The Spinetta report proposes 43 measures including some radical reforms, beyond those carried out in 2015 when the former infrastructure manager, French Rail Network (RFF) was merged with SNCF under a holding company without capital, which in France is called an Epic.

Spinetta calls for both SNCF Mobility, the train and station operators, and SNCF Network, the infrastructure manager, to become public limited companies, with SNCF Network taking over responsibility for stations and security.

Spinetta wants the government to relieve SNCF Network of its debt in order to put it more a sustainable financial footing. Spinetta questions railway investment priorities. The report says France is a paradox in Europe spending 15% of public resources devoted to rail transport on less than 2% of rail passengers. It also points to an absence of a drive to improve efficiency, where costs have been allowed to rise.

As a means of controlling costs and increasing flexibility, Spinetta wants new employees to be hired under less-generous terms of employment than those enjoyed by existing staff. The largest railway union has already reacted by calling for a day of action on March 22 and another union says it is ready to join in, while a third is consulting its members.

Underinvestment
According to the report, the conventional rail network has suffered from massive underinvestment since the end of the 1970s due to the focus on building high-speed lines with the result that delays caused by infrastructure failures are steadily increasing and 5500km of lines are subject to speed restrictions due to the poor state of the track.

Spinetta acknowledges that infrastructure spending was increased 2.5-fold in 2006 and is currently running at €2.6bn a year. Spinetta wants investment to be focused on lines carrying the most traffic and concentrated on upgrading conventional main lines, such as those from Paris to Lille, Lyon and Tours, rather than building high-speed lines, while he argues lines carrying very little traffic should be closed.

Unlike several EU member states, France has not put the operation of any regional services out to competitive tender, nor allowed any passenger competition from private open-access operators.

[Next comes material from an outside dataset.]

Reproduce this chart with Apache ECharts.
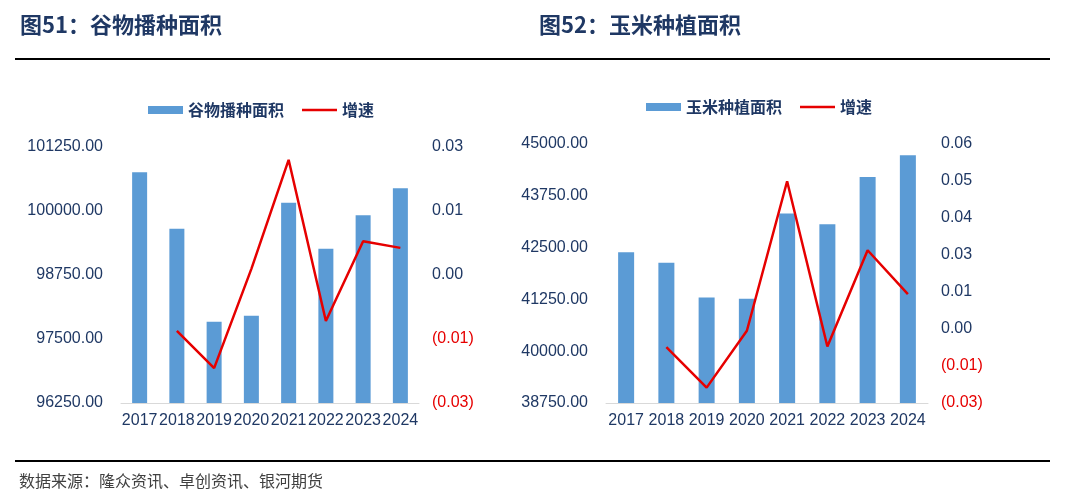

Spinetta says the passenger market should be opened up to competition next year with a view to having the first new operators in service by 2021.

As far as freight is concerned, the report points to the continuing decline volumes during the last 20 years which accelerated during the 2008-09 economic crisis, but which has now stabilised at 32 billion tonne-km a year. SNCF’s share of the overall freight market has dropped from 18% in 2003 to 10% in 2016. This is due to the demise of coal traffic, deindustrialisation, and the relative sluggish performance of French ports. This has been exacerbated by the large amount of engineering works on the network which has disrupted freight services, and by competition from new freight operators since 2006 which now carry 40% of the traffic.

Despite a recapitalisation of Fret SNCF by the government in 2005 to the tune of €1.4bn, losses have continued to mount at Fret SNCF which have led to an accumulation of debt totalling €4.3bn in 2016. Spinetta recommends another recapitalisation of SNCF Fret by transferring most of the debt to SNCF Mobility while Fret SNCF becomes a subsidiary company. Spinetta also wants SNCF Network to create a subsidiary to deal directly with freight issues.